Some might think that Thompson’s years of playing the field, and the fact that his second wife is a comely young lady a quarter century his junior, might be a detriment to his candidacy. But the trophy wife is actually a key accoutrement of the kind of man Thompson portrays himself as. Both McCain and Giuliani cast off wives in favor of younger women; when Dennis Kucinich told David Letterman that his wife is 29 years old, the studio audience applauded vigorously. The younger second wife is a reward of a life well-lived, whose flaunting demonstrates to others the man’s power and virility. A man with a trophy wife is a man who understands society’s hierarchy, and his place at its apex.
If there is one thing Thompson shares with the man currently holding the office he seeks, it is an understanding of the role of masculinity in presidential image-making. In 2004, the Republican convention featured a video entitled “The Pitch,” seven of the most lushly produced minutes in American political history. The voice-over was provided by none other than Fred Thompson, possessor of the GOP’s most mellifluous set of pipes. “How do you tell the story of a presidency?” Thompson intoned. “How do you tell the story so far? The story is in part, but inescapably, the story of a man.” Listen to it and you can hear Thompson pour every ounce of feeling his modest acting talents would summon into that one word.

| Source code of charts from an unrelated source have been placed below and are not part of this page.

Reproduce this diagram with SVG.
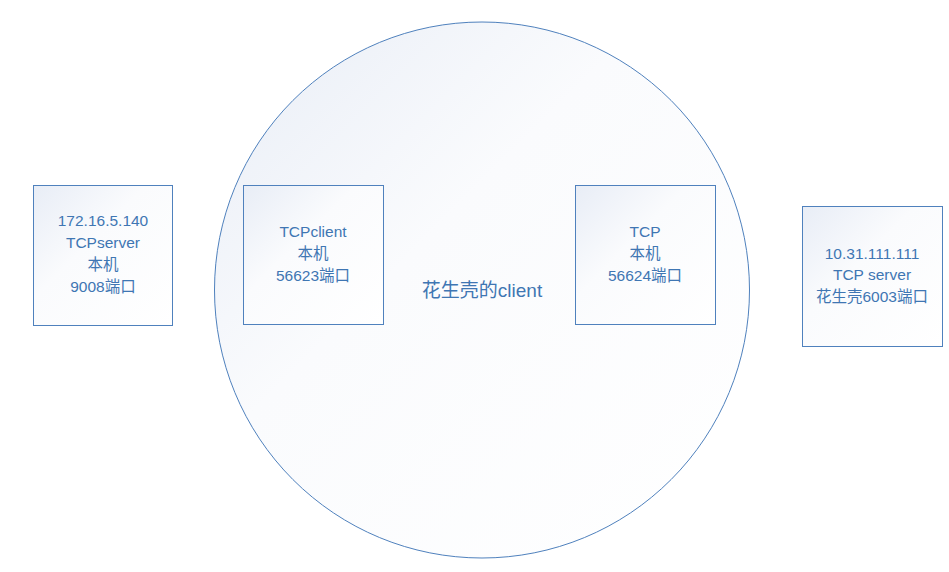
<svg xmlns="http://www.w3.org/2000/svg" width="949" height="572" viewBox="0 0 949 572">
<defs>
<linearGradient id="g" x1="0" y1="0" x2="1" y2="1">
<stop offset="0" stop-color="#e8edf6"/>
<stop offset="0.4" stop-color="#fafbfd"/>
<stop offset="1" stop-color="#ffffff"/>
</linearGradient>
<style>
.n{fill:url(#g);stroke:#4f81bd;stroke-width:1}
.t{font-family:"Liberation Sans","Noto Sans CJK SC",sans-serif;font-size:15.5px;fill:#3f76b3;text-anchor:middle}
.c{font-size:19px}
</style>
</defs>
<rect width="949" height="572" fill="#ffffff"/>
<g id="circle">
<ellipse class="n" cx="482" cy="290" rx="267.5" ry="268"/>
<text class="t c" x="482" y="297">花生壳的client</text>
</g>
<g id="local-server">
<rect class="n" x="33.5" y="185.5" width="139" height="140"/>
<text class="t" x="103" y="226">172.16.5.140</text>
<text class="t" x="103" y="248">TCPserver</text>
<text class="t" x="103" y="270">本机</text>
<text class="t" x="103" y="292">9008端口</text>
</g>
<g id="tcp-client">
<rect class="n" x="243.5" y="185.5" width="140" height="139"/>
<text class="t" x="313" y="237">TCPclient</text>
<text class="t" x="313" y="259">本机</text>
<text class="t" x="313" y="281">56623端口</text>
</g>
<g id="tcp-local">
<rect class="n" x="575.5" y="185.5" width="140" height="139"/>
<text class="t" x="645" y="237">TCP</text>
<text class="t" x="645" y="259">本机</text>
<text class="t" x="645" y="281">56624端口</text>
</g>
<g id="remote-server">
<rect class="n" x="802.5" y="206.5" width="140" height="140"/>
<text class="t" x="872" y="259">10.31.111.111</text>
<text class="t" x="872" y="280">TCP server</text>
<text class="t" x="872" y="302">花生壳6003端口</text>
</g>
<g id="connectors"/>
</svg>
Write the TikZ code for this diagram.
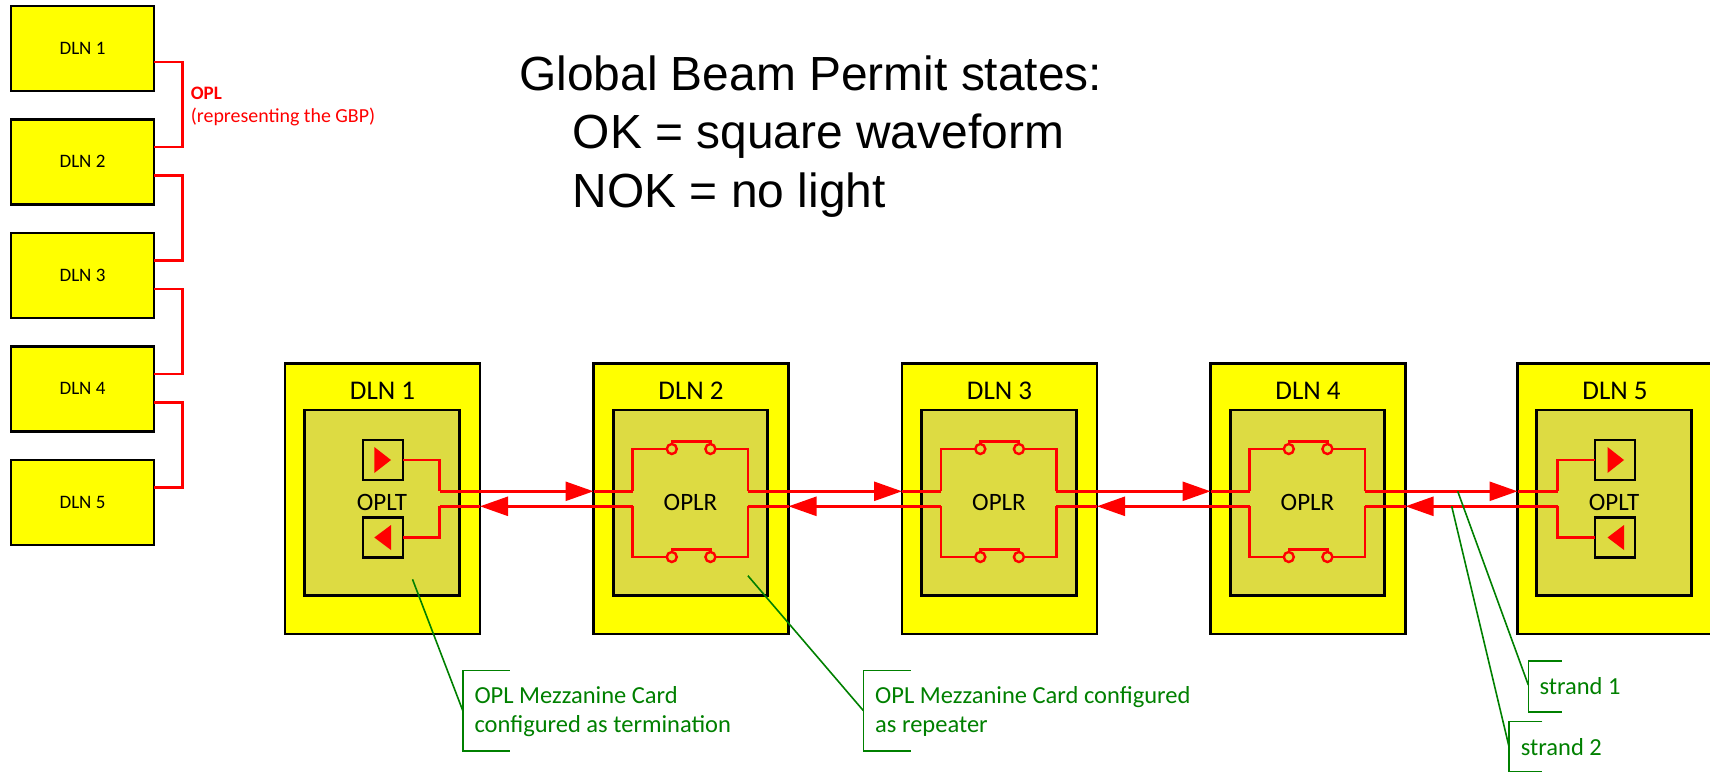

And he has no doubt learned a lot from Bush, who understood how familiar archetypes enable voters to quickly and easily snap a template onto a candidate, providing a way to understand him or her. From the beginning of his national career, Bush has posed as a cowboy, perhaps the most important and viscerally understood American archetype. The cowboy embodies all the qualities Bush wanted Americans to believe he possessed: strong, masculine, principled, compassionate, courageous, plain-spoken, clever without being educated, while capable of solving problems with his fists or his gun. When he bought his ranch in 1999, Bush wasn’t just looking for a place to live. And when his 1994 Senate campaign leased a red pickup truck to trot out at appearances, Fred Thompson wasn’t just looking for something to drive. He knew that the pickup truck bespeaks not just the “authenticity” that is supposed to accompany anything rural, but a particular brand of masculinity. Who drives pickups? Men, real men, particularly men who work with their hands.
Thompson may not have much to say about issues, but he knows image. You can already see the careful attention to detail in his just-constructed website: “I read Sen. Barry Goldwater’s book, The Conscience of a Conservative,” Thompson tells us, “and the ideas were as clear as a church bell on a cold winter night.” Conservative bona fides, check; nod to Christian religiosity, check; small-town folksiness, check. And all in one sentence.
Many a Democratic campaign has suffered from paying too much attention to the substance of issues and too little to image and identity. At the moment, Fred Thompson has a firm grasp on the identity he wants to create. Whether there will be any substance to it remains to be seen.